The Lions led 14-0, 21-7, and 21-10 at halftime – but failed to score for almost the entire second half en route to a 23-21 Eagles lead. Luckily, they fumbled in the waning minutes, allowing Matthew Stafford & company to march down and allow Matt Prater to ice the game with a field goal. The one point win marks many close games Detroit has played in this season, and we must learn from them.
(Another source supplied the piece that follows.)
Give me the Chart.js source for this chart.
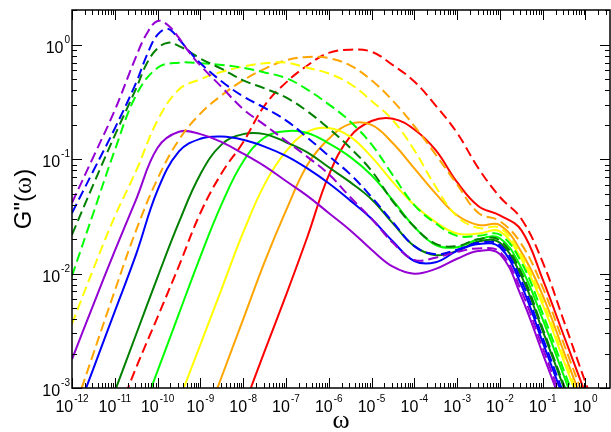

At 2-3, there is much more hope than at 1-4. If we can build on our early leads by mixing up the run/pass proper, we’ll win much less stressfully. It begins with the basics: tackling and blocking. Too often, defenders force going for the strip or big hit instead of securing the offensive player with a nice wrap-up tackle. Also, you need to swarm the ball – once the runner crosses the line of scrimmage, leave ya man and help! It’s the basics that provide third down stops, prevent big plays, and keep you in the game. We did just enough to give our offense one final chance at the end with solid defense. Even without the fumble, which was brilliantly recovered, we’d have held on 3rd down. With proper basic tackling you WILL force fumbles, it’s better physics when you simply square up and take them right down. Yards after the catch were a problem all day for us.

And we have to block better. We’ve witnessed #9 bail us out time and time again, despite, like on the final pass to Golden Tate III, taking helmet-to-helmet hits and having his o-line look like swiss cheese. If we don’t do that first, protect our quarterback, we have no chance to win games. He will die out there, this is the NFL. The play calling didn’t help, either, with these pussy-ass playing not to win gambles late. Keep it simple, hit your speedsters on slants, give guys open field to make plays, utilize Stafford’s arm with quick hitting catches. And we have to keep them off balance with the run game. Theo Riddick is unstoppable, saving us on that one fourth down. Hit him out of the backfield once they’re over-blitzing and let him run to the outside, not just up the middle predictably.

We have a real chance to turn this season around. Let’s do the little things and give Detroit what it’s always wanted: a trip to the SUPER BOWL.